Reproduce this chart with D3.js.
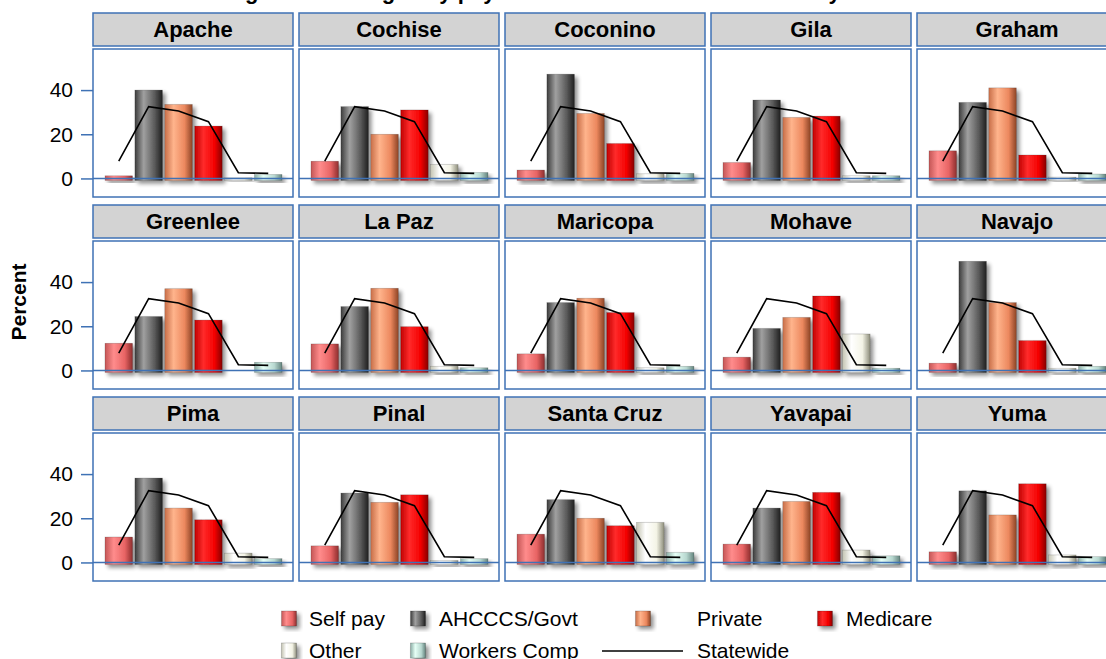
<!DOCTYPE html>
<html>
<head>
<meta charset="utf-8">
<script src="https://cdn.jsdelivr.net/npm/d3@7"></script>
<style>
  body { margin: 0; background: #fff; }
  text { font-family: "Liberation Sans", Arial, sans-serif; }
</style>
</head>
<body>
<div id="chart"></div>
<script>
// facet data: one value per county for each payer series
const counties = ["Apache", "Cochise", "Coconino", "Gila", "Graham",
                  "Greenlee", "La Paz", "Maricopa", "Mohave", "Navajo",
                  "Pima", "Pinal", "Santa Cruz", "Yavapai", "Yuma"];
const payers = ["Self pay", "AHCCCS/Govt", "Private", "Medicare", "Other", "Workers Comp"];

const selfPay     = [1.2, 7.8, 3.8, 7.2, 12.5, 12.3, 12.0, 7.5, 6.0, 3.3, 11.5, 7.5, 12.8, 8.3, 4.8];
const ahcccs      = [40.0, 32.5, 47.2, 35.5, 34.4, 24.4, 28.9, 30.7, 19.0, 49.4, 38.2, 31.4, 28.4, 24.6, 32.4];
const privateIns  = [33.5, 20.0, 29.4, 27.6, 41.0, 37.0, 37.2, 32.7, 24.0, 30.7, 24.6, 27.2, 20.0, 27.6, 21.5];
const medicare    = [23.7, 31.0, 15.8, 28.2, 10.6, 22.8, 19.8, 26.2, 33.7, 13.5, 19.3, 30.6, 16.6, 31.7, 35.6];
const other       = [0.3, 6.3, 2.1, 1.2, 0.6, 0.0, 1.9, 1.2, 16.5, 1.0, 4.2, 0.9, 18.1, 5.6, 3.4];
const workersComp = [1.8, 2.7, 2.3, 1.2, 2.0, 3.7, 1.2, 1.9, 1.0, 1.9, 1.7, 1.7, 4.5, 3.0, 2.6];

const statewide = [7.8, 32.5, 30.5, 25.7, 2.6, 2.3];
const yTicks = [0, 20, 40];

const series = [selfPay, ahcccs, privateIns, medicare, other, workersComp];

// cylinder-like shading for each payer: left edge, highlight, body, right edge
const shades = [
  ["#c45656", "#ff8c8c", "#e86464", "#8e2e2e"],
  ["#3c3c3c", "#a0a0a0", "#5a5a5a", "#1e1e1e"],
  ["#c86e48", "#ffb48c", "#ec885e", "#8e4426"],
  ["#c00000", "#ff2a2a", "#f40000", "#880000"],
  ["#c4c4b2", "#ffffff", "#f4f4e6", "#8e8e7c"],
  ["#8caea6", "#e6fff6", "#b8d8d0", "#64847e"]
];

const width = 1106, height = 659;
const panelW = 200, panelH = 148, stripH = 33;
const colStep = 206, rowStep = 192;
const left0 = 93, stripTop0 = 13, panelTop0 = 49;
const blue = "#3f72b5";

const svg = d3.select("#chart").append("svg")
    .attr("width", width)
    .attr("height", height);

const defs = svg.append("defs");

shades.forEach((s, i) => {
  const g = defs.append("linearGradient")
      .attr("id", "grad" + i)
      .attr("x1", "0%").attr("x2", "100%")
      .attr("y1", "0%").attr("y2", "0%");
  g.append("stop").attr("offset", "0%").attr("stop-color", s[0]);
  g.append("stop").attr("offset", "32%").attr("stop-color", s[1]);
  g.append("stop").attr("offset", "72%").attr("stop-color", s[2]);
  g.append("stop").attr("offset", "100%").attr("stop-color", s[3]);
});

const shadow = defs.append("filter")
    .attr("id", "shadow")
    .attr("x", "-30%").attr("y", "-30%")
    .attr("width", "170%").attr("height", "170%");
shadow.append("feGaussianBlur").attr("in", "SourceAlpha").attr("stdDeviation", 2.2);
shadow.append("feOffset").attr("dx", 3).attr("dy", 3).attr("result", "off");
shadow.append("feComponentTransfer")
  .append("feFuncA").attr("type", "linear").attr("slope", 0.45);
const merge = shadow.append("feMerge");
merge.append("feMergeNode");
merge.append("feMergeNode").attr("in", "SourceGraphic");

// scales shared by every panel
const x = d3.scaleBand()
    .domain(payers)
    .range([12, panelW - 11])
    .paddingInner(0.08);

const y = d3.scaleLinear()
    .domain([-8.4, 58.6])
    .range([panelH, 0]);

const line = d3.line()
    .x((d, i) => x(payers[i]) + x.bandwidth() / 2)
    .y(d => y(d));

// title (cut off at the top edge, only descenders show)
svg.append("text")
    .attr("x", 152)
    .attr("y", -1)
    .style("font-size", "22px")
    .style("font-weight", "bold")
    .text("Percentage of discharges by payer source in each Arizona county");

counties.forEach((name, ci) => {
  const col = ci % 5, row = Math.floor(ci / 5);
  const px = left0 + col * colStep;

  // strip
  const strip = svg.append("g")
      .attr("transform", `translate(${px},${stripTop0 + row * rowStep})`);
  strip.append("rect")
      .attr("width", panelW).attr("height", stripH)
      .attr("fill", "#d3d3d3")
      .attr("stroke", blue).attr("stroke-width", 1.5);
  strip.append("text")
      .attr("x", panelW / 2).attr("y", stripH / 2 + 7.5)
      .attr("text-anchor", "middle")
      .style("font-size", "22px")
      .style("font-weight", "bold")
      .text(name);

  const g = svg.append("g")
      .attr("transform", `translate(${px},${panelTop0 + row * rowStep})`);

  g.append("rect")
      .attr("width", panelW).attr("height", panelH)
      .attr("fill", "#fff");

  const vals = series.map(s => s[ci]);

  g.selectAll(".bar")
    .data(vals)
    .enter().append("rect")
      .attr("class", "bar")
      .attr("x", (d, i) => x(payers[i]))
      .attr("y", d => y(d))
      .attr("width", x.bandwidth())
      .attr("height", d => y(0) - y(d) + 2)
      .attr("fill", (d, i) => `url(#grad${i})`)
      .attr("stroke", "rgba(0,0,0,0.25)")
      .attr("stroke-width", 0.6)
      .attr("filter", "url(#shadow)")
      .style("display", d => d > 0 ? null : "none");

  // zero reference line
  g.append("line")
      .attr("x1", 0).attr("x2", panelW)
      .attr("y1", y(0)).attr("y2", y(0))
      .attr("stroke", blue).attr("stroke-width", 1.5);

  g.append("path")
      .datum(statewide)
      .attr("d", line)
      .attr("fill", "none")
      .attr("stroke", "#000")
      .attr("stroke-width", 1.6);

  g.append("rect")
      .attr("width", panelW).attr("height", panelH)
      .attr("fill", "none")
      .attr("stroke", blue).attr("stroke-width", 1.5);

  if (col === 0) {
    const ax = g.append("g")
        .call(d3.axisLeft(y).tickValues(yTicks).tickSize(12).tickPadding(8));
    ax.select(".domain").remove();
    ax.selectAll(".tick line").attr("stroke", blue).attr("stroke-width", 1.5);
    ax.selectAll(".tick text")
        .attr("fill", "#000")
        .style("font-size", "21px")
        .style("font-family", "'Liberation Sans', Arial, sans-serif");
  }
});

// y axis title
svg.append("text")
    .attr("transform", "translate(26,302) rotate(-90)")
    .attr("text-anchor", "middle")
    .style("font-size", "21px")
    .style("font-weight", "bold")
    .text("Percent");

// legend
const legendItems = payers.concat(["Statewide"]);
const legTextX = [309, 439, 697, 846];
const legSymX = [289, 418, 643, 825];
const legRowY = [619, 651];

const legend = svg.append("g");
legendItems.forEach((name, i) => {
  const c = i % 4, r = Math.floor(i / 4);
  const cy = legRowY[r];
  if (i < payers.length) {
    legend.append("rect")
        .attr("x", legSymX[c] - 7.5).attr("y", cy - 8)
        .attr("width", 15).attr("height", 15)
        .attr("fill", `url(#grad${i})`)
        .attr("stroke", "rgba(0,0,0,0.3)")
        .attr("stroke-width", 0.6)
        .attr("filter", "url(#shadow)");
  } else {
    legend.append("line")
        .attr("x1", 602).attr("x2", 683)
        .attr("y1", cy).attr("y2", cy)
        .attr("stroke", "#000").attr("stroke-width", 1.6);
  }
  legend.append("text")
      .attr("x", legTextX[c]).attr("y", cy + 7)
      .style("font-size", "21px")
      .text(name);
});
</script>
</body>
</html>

EXERCISE PROMPT – Skip the pictures, please, and transcribe only the lines from the beginning of the material through the one that contains "4.5, 3.0, 2.6];".

THE ANSWER –
Reproduce this chart with D3.js.
<!DOCTYPE html>
<html>
<head>
<meta charset="utf-8">
<script src="https://cdn.jsdelivr.net/npm/d3@7"></script>
<style>
  body { margin: 0; background: #fff; }
  text { font-family: "Liberation Sans", Arial, sans-serif; }
</style>
</head>
<body>
<div id="chart"></div>
<script>
// facet data: one value per county for each payer series
const counties = ["Apache", "Cochise", "Coconino", "Gila", "Graham",
                  "Greenlee", "La Paz", "Maricopa", "Mohave", "Navajo",
                  "Pima", "Pinal", "Santa Cruz", "Yavapai", "Yuma"];
const payers = ["Self pay", "AHCCCS/Govt", "Private", "Medicare", "Other", "Workers Comp"];

const selfPay     = [1.2, 7.8, 3.8, 7.2, 12.5, 12.3, 12.0, 7.5, 6.0, 3.3, 11.5, 7.5, 12.8, 8.3, 4.8];
const ahcccs      = [40.0, 32.5, 47.2, 35.5, 34.4, 24.4, 28.9, 30.7, 19.0, 49.4, 38.2, 31.4, 28.4, 24.6, 32.4];
const privateIns  = [33.5, 20.0, 29.4, 27.6, 41.0, 37.0, 37.2, 32.7, 24.0, 30.7, 24.6, 27.2, 20.0, 27.6, 21.5];
const medicare    = [23.7, 31.0, 15.8, 28.2, 10.6, 22.8, 19.8, 26.2, 33.7, 13.5, 19.3, 30.6, 16.6, 31.7, 35.6];
const other       = [0.3, 6.3, 2.1, 1.2, 0.6, 0.0, 1.9, 1.2, 16.5, 1.0, 4.2, 0.9, 18.1, 5.6, 3.4];
const workersComp = [1.8, 2.7, 2.3, 1.2, 2.0, 3.7, 1.2, 1.9, 1.0, 1.9, 1.7, 1.7, 4.5, 3.0, 2.6];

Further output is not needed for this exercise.